Susan Bickley was a wonderfully stylish yet vicious Kabanicha. This was a depiction straight out of some American soap in that this Kabanicha said everything with icy politeness yet always with a stiletto. There was little sense of relish, she seemed quite detached. In the scene with John Tomlinson’s Dikoj she treated him with the same sort of disdain and there was little sense of the sexual element to their interaction. Or at least not from Bickley’s Kabanicha, though Tomlinson’s Dikoj was far more suggestive.

Sam Furness and Rachael Wilson made a wonderfully contrasting couple, eager and engaging yet down to earth. Furness’ Kudrjáš saw things clearly and was trenchant in his advice to Boris whilst Wilson made Varvara a real breath of fresh air, yet one who saw the real Káťa. Their folk-song duetting in Act Two was life-enhancing, contrasting with the sheer intensity of .Kněžíková and Březina. 
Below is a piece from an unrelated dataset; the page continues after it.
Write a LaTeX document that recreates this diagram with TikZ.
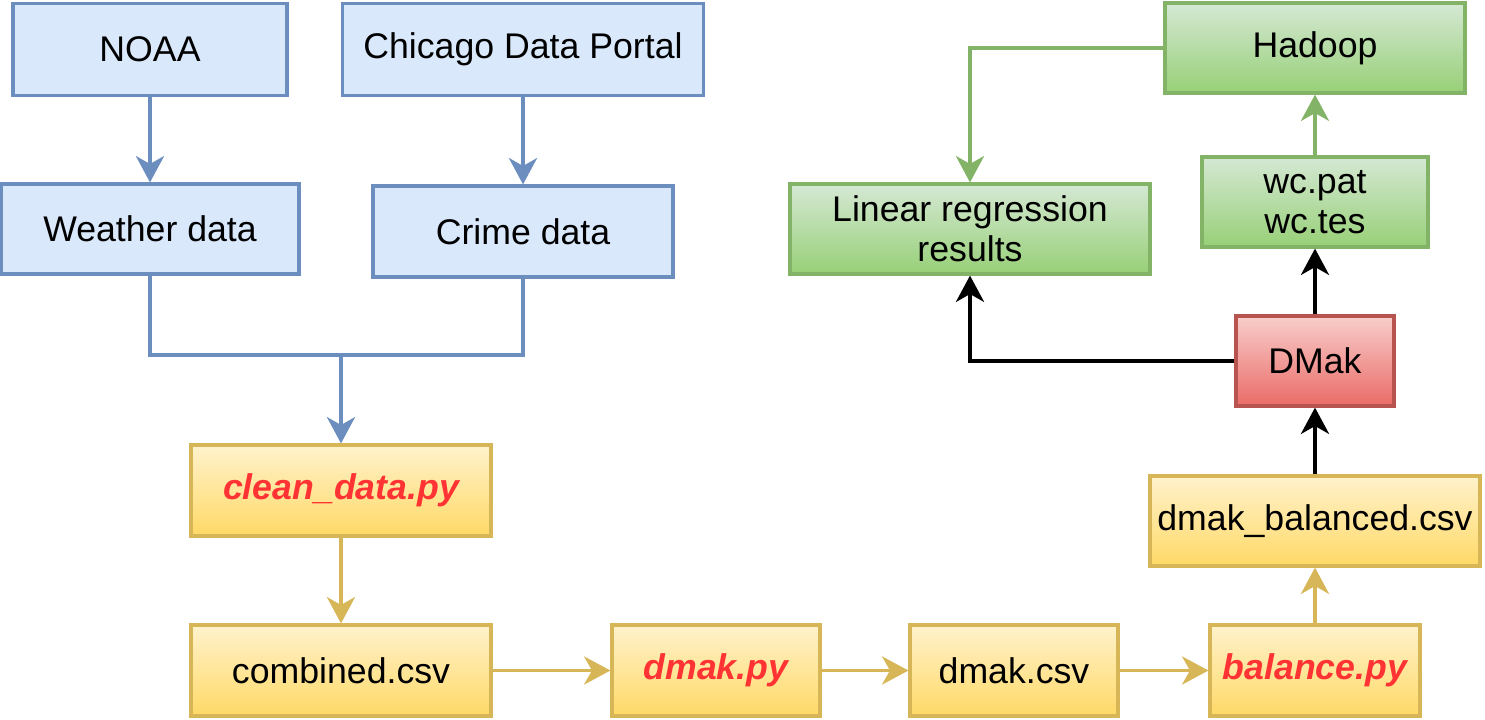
\documentclass[tikz,border=0pt]{standalone}
\usepackage{fontspec}
\setmainfont{Liberation Sans}
\usetikzlibrary{arrows.meta}
\definecolor{bfill}{HTML}{DAE8FC}
\definecolor{bline}{HTML}{6C8EBF}
\definecolor{ytop}{HTML}{FFF2CC}
\definecolor{ybot}{HTML}{FFD966}
\definecolor{yline}{HTML}{D6B656}
\definecolor{gtop}{HTML}{D5E8D4}
\definecolor{gbot}{HTML}{97D077}
\definecolor{gline}{HTML}{82B366}
\definecolor{rtop}{HTML}{F8CECC}
\definecolor{rbot}{HTML}{EA6B66}
\definecolor{rline}{HTML}{B85450}
\definecolor{redtext}{HTML}{FF3333}
\begin{document}
\begin{tikzpicture}[x=0.02cm,y=-0.02cm,
  box/.style={rectangle,line width=1.8pt,inner sep=0pt,align=center,
    font=\fontsize{20.3}{22.7}\selectfont,text=black},
  bluebox/.style={box,draw=bline,fill=bfill},
  yellowbox/.style={box,draw=yline,top color=ytop,bottom color=ybot},
  greenbox/.style={box,draw=gline,top color=gtop,bottom color=gbot},
  redbox/.style={box,draw=rline,top color=rtop,bottom color=rbot},
  script/.style={text=redtext,font=\fontsize{20.3}{22.7}\selectfont\bfseries\itshape},
  tip/.style={-{Stealth[length=15pt,width=16pt,inset=4.5pt]}},
  conn/.style={line width=2.1pt},
  bconn/.style={conn,draw=bline},
  yconn/.style={conn,draw=yline},
  gconn/.style={conn,draw=gline},
  kconn/.style={conn,draw=black}]
\useasboundingbox (0,0) rectangle (1485,720);
\node[bluebox,minimum width=274*0.02cm,minimum height=92*0.02cm] (noaa) at (150,49.5) {NOAA};
\node[bluebox,minimum width=361*0.02cm,minimum height=92*0.02cm] (chicago) at (523,49.5) {Chicago Data Portal};
\node[bluebox,minimum width=298*0.02cm,minimum height=90*0.02cm] (weather) at (150,229) {Weather data};
\node[bluebox,minimum width=300*0.02cm,minimum height=91*0.02cm] (crime) at (523,231.5) {Crime data};
\node[yellowbox,script,minimum width=300*0.02cm,minimum height=91*0.02cm] (clean) at (341,490.5) {clean\_data.py};
\node[yellowbox,minimum width=300*0.02cm,minimum height=91*0.02cm] (combined) at (341,670.5) {combined.csv};
\node[yellowbox,script,minimum width=208*0.02cm,minimum height=91*0.02cm] (dmakpy) at (716,670.5) {dmak.py};
\node[yellowbox,minimum width=208*0.02cm,minimum height=91*0.02cm] (dmakcsv) at (1014,670.5) {dmak.csv};
\node[yellowbox,script,minimum width=210*0.02cm,minimum height=91*0.02cm] (balance) at (1315,670.5) {balance.py};
\node[yellowbox,minimum width=330*0.02cm,minimum height=90*0.02cm] (dmakbal) at (1315,521) {dmak\_balanced.csv};
\node[redbox,minimum width=158*0.02cm,minimum height=90*0.02cm] (dmak) at (1315,361) {DMak};
\node[greenbox,minimum width=226*0.02cm,minimum height=90*0.02cm] (wc) at (1315,202) {wc.pat\\wc.tes};
\node[greenbox,minimum width=300*0.02cm,minimum height=90*0.02cm] (hadoop) at (1315,48) {Hadoop};
\node[greenbox,minimum width=360*0.02cm,minimum height=90*0.02cm] (linear) at (970,229) {Linear regression\\results};
\coordinate (join) at (341,355);
\draw[bconn,tip] (noaa) -- (weather);
\draw[bconn,tip] (chicago.south) -- (crime.north);
\draw[bconn] (weather.south) |- (join) -| (crime.south);
\draw[bconn,tip] (join) -- (clean.north);
\draw[yconn,tip] (clean) -- (combined);
\draw[yconn,tip] (combined) -- (dmakpy);
\draw[yconn,tip] (dmakpy) -- (dmakcsv);
\draw[yconn,tip] (dmakcsv) -- (balance);
\draw[yconn,tip] (balance) -- (dmakbal);
\draw[kconn,tip] (dmakbal) -- (dmak);
\draw[kconn,tip] (dmak) -- (wc);
\draw[kconn,tip] (dmak.west) -| (linear.south);
\draw[gconn,tip] (wc) -- (hadoop);
\draw[gconn,tip] (hadoop.west) -| (linear.north);
\end{tikzpicture}
\end{document}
John Tomlinson’s Dikoj was a complete tour de force and would have been in danger of pulling focus except he was surrounded by equally strong players. Sarah Pring made Glaša really count, whilst Rachel Roper had a strong presence as Fekluša, with Charles Cunliffe giving support as Kuligin.

In the pit Robin Ticciati and the London Philharmonic Orchestra were on marvellous form, giving an account of the score which was full of vibrant life and with all the little folk elements resonating along with the myriad complexities that Janáček creates. The sound was lithe, yet from the first time the timpani motto came in during the prelude, we knew that the music was going somewhere. Ticciati and his players took us on a real journey, and for all the ideas that Michieletto threw at the work, it was in the pit and in the singing that the real drama happened.